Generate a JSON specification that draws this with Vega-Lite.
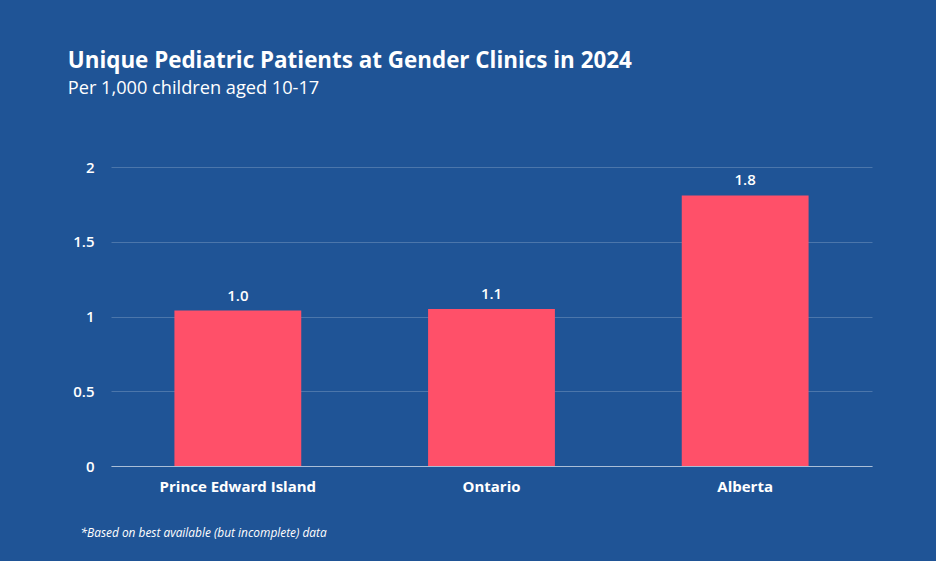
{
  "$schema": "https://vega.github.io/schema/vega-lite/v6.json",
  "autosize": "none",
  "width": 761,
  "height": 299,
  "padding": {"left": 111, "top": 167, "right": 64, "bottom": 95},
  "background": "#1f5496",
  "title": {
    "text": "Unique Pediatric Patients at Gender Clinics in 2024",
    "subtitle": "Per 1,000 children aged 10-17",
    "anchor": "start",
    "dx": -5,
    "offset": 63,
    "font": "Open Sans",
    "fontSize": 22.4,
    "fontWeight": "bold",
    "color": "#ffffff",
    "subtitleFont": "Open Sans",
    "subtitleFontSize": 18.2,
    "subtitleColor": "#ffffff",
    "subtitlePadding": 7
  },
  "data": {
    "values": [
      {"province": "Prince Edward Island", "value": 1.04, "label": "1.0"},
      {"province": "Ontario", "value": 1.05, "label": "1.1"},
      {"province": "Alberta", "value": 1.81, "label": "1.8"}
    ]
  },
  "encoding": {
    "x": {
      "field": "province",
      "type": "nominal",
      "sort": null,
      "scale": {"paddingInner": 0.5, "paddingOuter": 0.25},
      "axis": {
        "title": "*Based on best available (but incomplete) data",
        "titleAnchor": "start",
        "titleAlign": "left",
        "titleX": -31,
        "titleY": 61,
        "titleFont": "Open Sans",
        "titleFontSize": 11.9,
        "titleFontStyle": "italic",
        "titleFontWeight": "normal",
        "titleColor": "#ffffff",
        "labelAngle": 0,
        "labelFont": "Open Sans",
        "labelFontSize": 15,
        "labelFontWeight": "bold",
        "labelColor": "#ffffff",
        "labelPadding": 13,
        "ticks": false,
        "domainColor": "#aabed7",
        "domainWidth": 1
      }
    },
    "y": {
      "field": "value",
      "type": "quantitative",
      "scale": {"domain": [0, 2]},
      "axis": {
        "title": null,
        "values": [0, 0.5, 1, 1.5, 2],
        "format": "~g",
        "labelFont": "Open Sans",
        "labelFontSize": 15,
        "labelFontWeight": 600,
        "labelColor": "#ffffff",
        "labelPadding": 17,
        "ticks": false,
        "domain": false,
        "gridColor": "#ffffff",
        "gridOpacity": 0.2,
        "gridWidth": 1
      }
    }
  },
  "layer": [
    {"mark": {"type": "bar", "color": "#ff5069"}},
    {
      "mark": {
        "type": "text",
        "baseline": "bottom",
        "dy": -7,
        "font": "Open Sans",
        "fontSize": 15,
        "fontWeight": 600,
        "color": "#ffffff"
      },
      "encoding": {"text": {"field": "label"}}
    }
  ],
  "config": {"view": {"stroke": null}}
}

========

| Written exercise |
Give the data again exactly as written, with all pictures left out.

| Output for this exercise |
Generate a JSON specification that draws this with Vega-Lite.
{
  "$schema": "https://vega.github.io/schema/vega-lite/v6.json",
  "autosize": "none",
  "width": 761,
  "height": 299,
  "padding": {"left": 111, "top": 167, "right": 64, "bottom": 95},
  "background": "#1f5496",
  "title": {
    "text": "Unique Pediatric Patients at Gender Clinics in 2024",
    "subtitle": "Per 1,000 children aged 10-17",
    "anchor": "start",
    "dx": -5,
    "offset": 63,
    "font": "Open Sans",
    "fontSize": 22.4,
    "fontWeight": "bold",
    "color": "#ffffff",
    "subtitleFont": "Open Sans",
    "subtitleFontSize": 18.2,
    "subtitleColor": "#ffffff",
    "subtitlePadding": 7
  },
  "data": {
    "values": [
      {"province": "Prince Edward Island", "value": 1.04, "label": "1.0"},
      {"province": "Ontario", "value": 1.05, "label": "1.1"},
      {"province": "Alberta", "value": 1.81, "label": "1.8"}
    ]
  },
  "encoding": {
    "x": {
      "field": "province",
      "type": "nominal",
      "sort": null,
      "scale": {"paddingInner": 0.5, "paddingOuter": 0.25},
      "axis": {
        "title": "*Based on best available (but incomplete) data",
        "titleAnchor": "start",
        "titleAlign": "left",
        "titleX": -31,
        "titleY": 61,
        "titleFont": "Open Sans",
        "titleFontSize": 11.9,
        "titleFontStyle": "italic",
        "titleFontWeight": "normal",
        "titleColor": "#ffffff",
        "labelAngle": 0,
        "labelFont": "Open Sans",
        "labelFontSize": 15,
        "labelFontWeight": "bold",
        "labelColor": "#ffffff",
        "labelPadding": 13,
        "ticks": false,
        "domainColor": "#aabed7",
        "domainWidth": 1
      }
    },
    "y": {
      "field": "value",
      "type": "quantitative",
      "scale": {"domain": [0, 2]},
      "axis": {
        "title": null,
        "values": [0, 0.5, 1, 1.5, 2],
        "format": "~g",
        "labelFont": "Open Sans",
        "labelFontSize": 15,
        "labelFontWeight": 600,
        "labelColor": "#ffffff",
        "labelPadding": 17,
        "ticks": false,
        "domain": false,
        "gridColor": "#ffffff",
        "gridOpacity": 0.2,
        "gridWidth": 1
      }
    }
  },
  "layer": [
    {"mark": {"type": "bar", "color": "#ff5069"}},
    {
      "mark": {
        "type": "text",
        "baseline": "bottom",
        "dy": -7,
        "font": "Open Sans",
        "fontSize": 15,
        "fontWeight": 600,
        "color": "#ffffff"
      },
      "encoding": {"text": {"field": "label"}}
    }
  ],
  "config": {"view": {"stroke": null}}
}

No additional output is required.